The Sash & Sabre 40mm range is another beautiful line of figures. I don't game with 40mm figs, but the artistry in the castings is of a very high level. Something to consider for the future.
I bought a couple of DVDs at another dealer:Belle & Blade, snagging a copy of Der Grosse Koenig with English subtitles, and a version of Waterloo with some extra minutes not previously available in the US.

Next was a visit to The Last Square where I bought a copy of Rise of the Eagles 1805 Battle Scenarios for Shako II. I thought about buying Shako II, but the $40 price tag gave me pause. The battle scenario book looks very useful as it includes all of the battles in the Austerlitz campaign.

A relatively new miniatures company is Pontoonier Miniatures based in Milwaukee, WI and they had some attractive Baden infantry for 1806-1811 that caught my fancy. I was tempted to buy some of these figures and add them to my 1806 Project. They are really good looking figures. The company plans to add more of the German countries that have not been covered by other miniatures companies.

The Wargame
We set up our SYW winter snow game in the main lobby and had our usual 6ft by 20ft table with two parallel 2.5ft by 20 foot back tables. I will post some pictures when I get home, but it really looked nice. Well, what would one expect when it comes to Herb Gundt made terrain pieces. Herb added some Wolf Pits for me that we used in the game. These are basically hasty fox holes or rifle pits that were occuppied by the Croats at Lobositz and Reichenberg. The Prussians had a difficult time evicting the Croats from these foreward positions and found that the melee didn't work in this situation.

A brief game summary, on the Prussian left, they seemed to get every first fire card for several turns in a row, causing the Austrians to get decimated. The Saxon cavalry arrived to hold back the tide of Prussian blue, and in this they succeeded admirably. However, the early infantry losses were too much of a penalty for the Austrians to overcome. On the Prussian right, they found their advance flanked by a wooded hill that was teaming with Croats and more of those infernal wolf pits. The Prussian jagers screened them off, allowing the rest of the Prussian infantry and cavalry to bypass this obstacle and attack the Austrian regulars. There was a huge cavalry melee in this sector that appeared to be going strongly in the Prussians favor. The center was a bit of an Austrian success in the left center, but the Prussians were firing their way through in the center right. So all in all, it looked like a Prussian victory. The Austrians and Saxons gave a good account of themselves, lacking only in first fire cards and jokers. The Prussians nabbed two jokers on two consecutive card draws.

The Finding of Fruit
I'm already feeling sugared and junk fooded out. My bod was craving some fresh fruit or something healthy after all of those carbs etc. We had dinner at the Pancake House at 1 AM since we got into town so late. The breakfast buffet had large bowls of melon, orange juice and other nutricious fruits that I eagerly ate this morning. Since our game began at 6pm and the setup was at 4pm, I missed dinner and everything was closed down by the time we concluded the game and packed everything away. So my dinner was a package of Strawberry Pop Tarts. Sigh!!!

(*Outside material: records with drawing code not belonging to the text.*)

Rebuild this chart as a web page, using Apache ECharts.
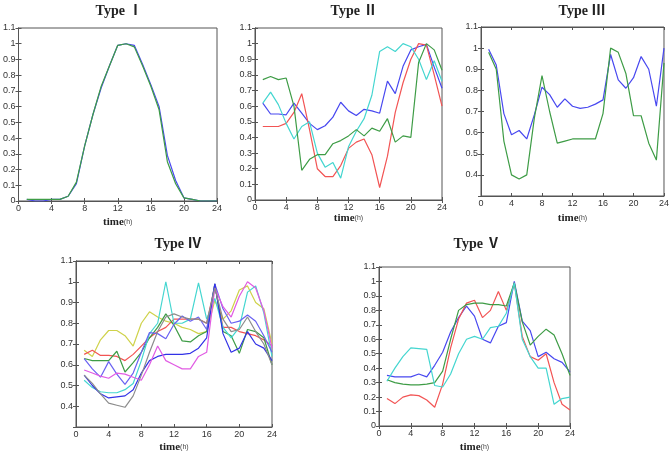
<!DOCTYPE html>
<html>
<head>
<meta charset="utf-8">
<script src="https://cdn.jsdelivr.net/npm/echarts@6/dist/echarts.min.js"></script>
<style>
  html, body { margin: 0; padding: 0; background: #fff; }
  #chart { width: 672px; height: 454px; }
</style>
</head>
<body>
<div id="chart"></div>
<script>
// hours 1..24
const hours = [1, 2, 3, 4, 5, 6, 7, 8, 9, 10, 11, 12, 13, 14, 15, 16, 17, 18, 19, 20, 21, 22, 23, 24];
const xTicks = [0, 4, 8, 12, 16, 20, 24];

// Type I
const t1Blue = [0.01, 0.0, 0.0, 0.01, 0.01, 0.03, 0.11, 0.35, 0.55, 0.72, 0.86, 0.99, 1.0, 0.99, 0.87, 0.74, 0.6, 0.29, 0.13, 0.02, 0.01, 0.0, 0.0, 0.0];
const t1Green = [0.01, 0.01, 0.01, 0.01, 0.01, 0.03, 0.12, 0.35, 0.55, 0.73, 0.86, 0.99, 1.0, 0.98, 0.86, 0.73, 0.58, 0.25, 0.11, 0.02, 0.01, 0.0, 0.0, 0.0];

// Type II
const t2Blue = [0.62, 0.55, 0.55, 0.545, 0.62, 0.555, 0.49, 0.45, 0.475, 0.53, 0.625, 0.57, 0.54, 0.58, 0.57, 0.555, 0.76, 0.68, 0.855, 0.96, 0.98, 0.995, 0.85, 0.715];
const t2Red = [0.47, 0.47, 0.47, 0.49, 0.56, 0.68, 0.45, 0.2, 0.15, 0.15, 0.22, 0.33, 0.37, 0.39, 0.29, 0.08, 0.28, 0.56, 0.75, 0.9, 1.0, 0.99, 0.8, 0.6];
const t2Cyan = [0.62, 0.69, 0.61, 0.49, 0.39, 0.47, 0.5, 0.3, 0.21, 0.24, 0.14, 0.34, 0.44, 0.52, 0.67, 0.95, 0.98, 0.95, 1.0, 0.98, 0.9, 0.77, 0.89, 0.76];
const t2Green = [0.77, 0.79, 0.77, 0.78, 0.6, 0.19, 0.26, 0.29, 0.29, 0.36, 0.38, 0.41, 0.45, 0.41, 0.46, 0.44, 0.52, 0.37, 0.41, 0.4, 0.88, 1.0, 0.96, 0.83];

// Type III
const t3Blue = [0.995, 0.92, 0.69, 0.59, 0.61, 0.57, 0.685, 0.815, 0.78, 0.72, 0.76, 0.725, 0.715, 0.72, 0.735, 0.755, 0.97, 0.85, 0.81, 0.86, 0.96, 0.9, 0.725, 1.0];
const t3Green = [0.98, 0.9, 0.56, 0.4, 0.38, 0.4, 0.67, 0.87, 0.7, 0.55, 0.56, 0.57, 0.57, 0.57, 0.57, 0.69, 1.0, 0.98, 0.88, 0.68, 0.68, 0.55, 0.47, 0.93];

// Type IV
const t4Yellow = [0.67, 0.64, 0.72, 0.765, 0.765, 0.74, 0.69, 0.8, 0.855, 0.83, 0.81, 0.8, 0.78, 0.77, 0.75, 0.76, 0.91, 0.82, 0.86, 0.96, 0.98, 0.9, 0.87, 0.7];
const t4Red = [0.65, 0.67, 0.645, 0.645, 0.64, 0.62, 0.65, 0.69, 0.73, 0.76, 0.78, 0.82, 0.82, 0.82, 0.82, 0.8, 0.98, 0.78, 0.78, 0.76, 0.75, 0.74, 0.72, 0.69];
const t4Green = [0.63, 0.62, 0.62, 0.62, 0.665, 0.565, 0.61, 0.66, 0.73, 0.78, 0.845, 0.79, 0.715, 0.71, 0.74, 0.76, 0.99, 0.76, 0.74, 0.655, 0.77, 0.76, 0.73, 0.6];
const t4Cyan = [0.525, 0.49, 0.47, 0.465, 0.465, 0.48, 0.51, 0.62, 0.75, 0.8, 1.0, 0.8, 0.8, 0.82, 0.995, 0.82, 0.92, 0.78, 0.73, 0.78, 0.95, 0.98, 0.85, 0.64];
const t4Blue = [0.63, 0.58, 0.54, 0.615, 0.555, 0.505, 0.56, 0.66, 0.755, 0.75, 0.725, 0.795, 0.835, 0.81, 0.83, 0.77, 0.99, 0.87, 0.8, 0.81, 0.84, 0.81, 0.74, 0.66];
const t4Navy = [0.55, 0.5, 0.46, 0.44, 0.445, 0.45, 0.48, 0.56, 0.62, 0.64, 0.65, 0.65, 0.65, 0.655, 0.68, 0.73, 0.99, 0.75, 0.66, 0.68, 0.76, 0.7, 0.68, 0.62];
const t4Magenta = [0.575, 0.56, 0.545, 0.535, 0.56, 0.555, 0.54, 0.525, 0.6, 0.69, 0.62, 0.6, 0.58, 0.58, 0.64, 0.66, 0.97, 0.88, 0.83, 0.93, 1.0, 0.97, 0.86, 0.68];
const t4Gray = [0.55, 0.51, 0.46, 0.415, 0.405, 0.395, 0.45, 0.55, 0.66, 0.76, 0.83, 0.845, 0.83, 0.82, 0.82, 0.8, 0.97, 0.82, 0.76, 0.77, 0.83, 0.76, 0.7, 0.6];

// Type V
const t5Blue = [0.35, 0.34, 0.34, 0.34, 0.36, 0.34, 0.42, 0.51, 0.65, 0.75, 0.83, 0.76, 0.6, 0.575, 0.69, 0.715, 1.0, 0.725, 0.66, 0.48, 0.51, 0.465, 0.44, 0.375];
const t5Red = [0.19, 0.155, 0.2, 0.215, 0.21, 0.18, 0.13, 0.29, 0.54, 0.74, 0.85, 0.87, 0.75, 0.8, 0.93, 0.8, 0.99, 0.62, 0.48, 0.455, 0.5, 0.3, 0.15, 0.11];
const t5Green = [0.32, 0.3, 0.29, 0.285, 0.285, 0.29, 0.3, 0.38, 0.6, 0.8, 0.84, 0.85, 0.85, 0.84, 0.84, 0.83, 0.99, 0.72, 0.56, 0.62, 0.67, 0.63, 0.5, 0.35];
const t5Cyan = [0.31, 0.4, 0.48, 0.54, 0.535, 0.53, 0.28, 0.27, 0.36, 0.5, 0.6, 0.62, 0.6, 0.68, 0.69, 0.78, 0.99, 0.6, 0.48, 0.4, 0.4, 0.15, 0.19, 0.2];

const C = {
  blue: '#4848f0', navy: '#3232e6', red: '#f25454', green: '#3e9c46', cyan: '#44d6d0',
  yellow: '#cfd24a', magenta: '#e15ce3', gray: '#8c8c8c'
};

// panel layout: grid box + title + y range
const panels = [
  { title: 'Type Ⅰ', left: 14, top: 28, width: 203, height: 173, ymin: 0, gap: 16, tx: 119, ty: 11,
    lines: [[t1Blue, C.blue], [t1Green, C.green]] },
  { title: 'Type Ⅱ', left: 255, top: 28, width: 187, height: 172, ymin: 0, gap: 13, tx: 354, ty: 11,
    lines: [[t2Blue, C.blue], [t2Red, C.red], [t2Cyan, C.cyan], [t2Green, C.green]] },
  { title: 'Type Ⅲ', left: 481, top: 27, width: 190, height: 169, ymin: 0.3, gap: 17, tx: 582, ty: 11,
    lines: [[t3Blue, C.blue], [t3Green, C.green]] },
  { title: 'Type Ⅳ', left: 76, top: 261, width: 196, height: 168, ymin: 0.3, gap: 15, tx: 178, ty: 244,
    lines: [[t4Yellow, C.yellow], [t4Red, C.red], [t4Green, C.green], [t4Cyan, C.cyan], [t4Blue, '#6a62f2'],
            [t4Navy, C.navy], [t4Magenta, C.magenta], [t4Gray, C.gray]] },
  { title: 'Type Ⅴ', left: 379, top: 267, width: 191, height: 162, ymin: 0, gap: 16, tx: 477, ty: 244,
    lines: [[t5Blue, C.blue], [t5Red, C.red], [t5Green, C.green], [t5Cyan, C.cyan]] }
];

const grid = [], xAxis = [], yAxis = [], series = [], graphic = [];
const labelStyle = { fontSize: 9, color: '#333', fontFamily: 'Liberation Sans' };

panels.forEach((p, i) => {
  grid.push({ left: p.left, top: p.top, width: p.width, height: p.height,
    show: true, borderColor: '#555', borderWidth: 1, backgroundColor: '#fff' });

  // bottom axis with labels
  xAxis.push({
    gridIndex: i, type: 'value', min: 0, max: 24, interval: 4,
    name: '{a|time}{b|(h)}', nameLocation: 'middle', nameGap: p.gap,
    nameTextStyle: { rich: {
      a: { fontFamily: 'Liberation Serif', fontWeight: 'bold', fontSize: 11, color: '#222' },
      b: { fontFamily: 'Liberation Sans', fontSize: 7, color: '#444' } } },
    axisLine: { show: true, lineStyle: { color: '#555' } },
    axisTick: { inside: true, length: 3, lineStyle: { color: '#555' } },
    axisLabel: Object.assign({ margin: 3 }, labelStyle),
    splitLine: { show: false }
  });
  // top axis ticks only
  xAxis.push({
    gridIndex: i, type: 'value', position: 'top', min: 0, max: 24, interval: 4,
    axisLine: { show: true, lineStyle: { color: '#555' } },
    axisTick: { inside: true, length: 3, lineStyle: { color: '#555' } },
    axisLabel: { show: false }, splitLine: { show: false }
  });
  yAxis.push({
    gridIndex: i, type: 'value', min: p.ymin, max: 1.1, interval: 0.1,
    axisLine: { show: true, lineStyle: { color: '#555' } },
    axisTick: { inside: true, length: 3, lineStyle: { color: '#555' } },
    axisLabel: Object.assign({ margin: 3,
      formatter: v => (p.ymin > 0 && v < p.ymin + 0.05) ? '' : String(Math.round(v * 10) / 10) }, labelStyle),
    splitLine: { show: false }
  });
  yAxis.push({
    gridIndex: i, type: 'value', position: 'right', min: p.ymin, max: 1.1, interval: 0.1,
    axisLine: { show: true, lineStyle: { color: '#555' } },
    axisTick: { inside: true, length: 3, lineStyle: { color: '#555' } },
    axisLabel: { show: false }, splitLine: { show: false }
  });

  p.lines.forEach(([vals, color]) => {
    series.push({
      type: 'line', xAxisIndex: i * 2, yAxisIndex: i * 2,
      data: hours.map((h, k) => [h, vals[k]]),
      showSymbol: false, symbol: 'none',
      lineStyle: { color: color, width: 1.2 },
      itemStyle: { color: color },
      animation: false
    });
  });

  graphic.push({
    type: 'text', x: p.tx, y: p.ty,
    style: { text: p.title, fill: '#222', font: 'bold 14px "Liberation Serif", "Noto Sans CJK SC", serif',
      textAlign: 'center', textVerticalAlign: 'middle' }
  });
});

const chart = echarts.init(document.getElementById('chart'));
chart.setOption({
  animation: false,
  grid: grid,
  xAxis: xAxis,
  yAxis: yAxis,
  series: series,
  graphic: graphic
});
</script>
</body>
</html>
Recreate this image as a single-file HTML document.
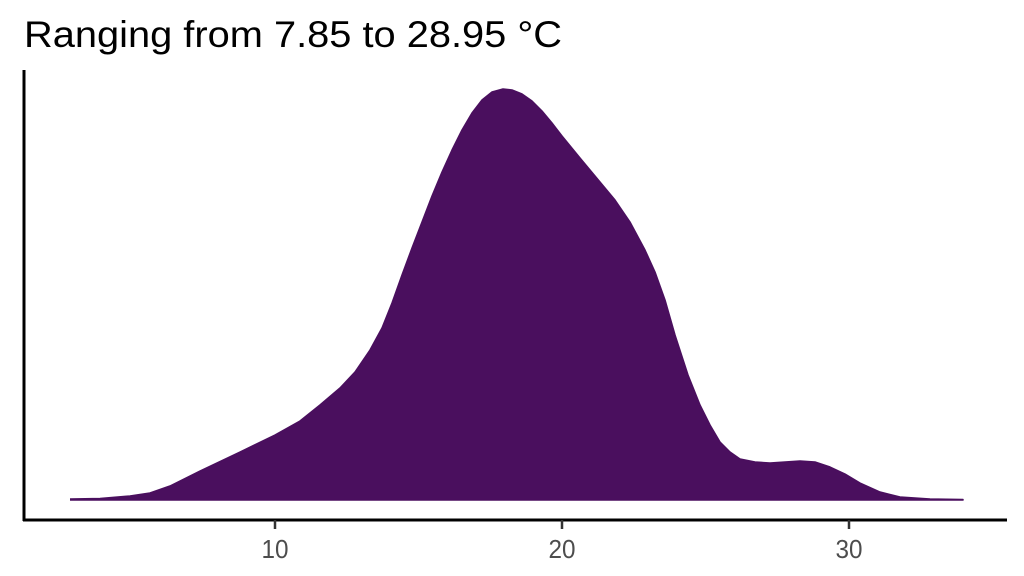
<!DOCTYPE html>
<html><head><style>
body{margin:0;background:#fff;}
svg{display:block;}
</style></head><body>
<svg width="1024" height="576" xmlns="http://www.w3.org/2000/svg">
<rect width="1024" height="576" fill="#fff"/>
<text x="24" y="47" font-family="Liberation Sans, sans-serif" font-size="37" textLength="538" lengthAdjust="spacingAndGlyphs" fill="#000">Ranging from 7.85 to 28.95 °C</text>
<polyline fill="#4a0f5e" stroke="#4a0f5e" stroke-width="1.5" stroke-linejoin="round" points="70,499 100,498.5 130,496 150,493 170,486 200,471 240,452 275,435 300,421 320,405 340,388 355,372 370,350 382,328 392,303 402,275 412,248 422,222 432,196 442,172 452,150 462,130 472,113 482,100 492,92 503,89 512,90 522,94 532,101 542,111 552,123 562,136 580,158 600,182 615,200 630,222 645,250 655,272 665,300 675,335 688,375 700,405 710,425 720,442 730,452 740,459 755,462 770,463 785,462 800,461 815,462 830,467 845,474 860,483 880,492 900,497 930,499 963,499.5 963,500 70,500"/>
<line x1="24" y1="70" x2="24" y2="521" stroke="#000" stroke-width="3"/>
<line x1="23" y1="520" x2="1007" y2="520" stroke="#000" stroke-width="3"/>
<g stroke="#333" stroke-width="2.5">
<line x1="275" y1="520" x2="275" y2="529"/>
<line x1="562" y1="520" x2="562" y2="529"/>
<line x1="849" y1="520" x2="849" y2="529"/>
</g>
<g font-family="Liberation Sans, sans-serif" font-size="26" fill="#4d4d4d" text-anchor="middle">
<text x="275" y="558" textLength="27" lengthAdjust="spacingAndGlyphs">10</text>
<text x="562" y="558" textLength="27" lengthAdjust="spacingAndGlyphs">20</text>
<text x="849" y="558" textLength="27" lengthAdjust="spacingAndGlyphs">30</text>
</g>
</svg>
</body></html>
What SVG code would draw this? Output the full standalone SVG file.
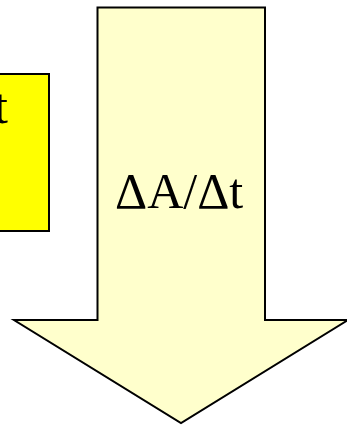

  1. Surely, sir, you've engaged in enough campaigns to know to grab whatever provender is available (and save it for later).

    Ah well, this is more than a one-day engagement. Surely you have learned your lesson and will take steps to remedy the supply problem.

    Have fun!

    -- Jeff

  2. Sounds like a great time! Thanks for taking the time to post your experience, so that those of us not in attendance, can imagine being there, and dream of "maybe next year".

  3. Wow what a day - on and off table ! I am interested to hear more of the wolf pits - a photo I hope...
    Keep up the good work and the superb reporting - thanks gentlemen for giving us an insight.
    best wishes

  4. Herr Alte,

    Any chance of pics of those Badeners? They are one of my favorite Napoleonic armies, and while I have some Bicorne figures, I'm looking for better.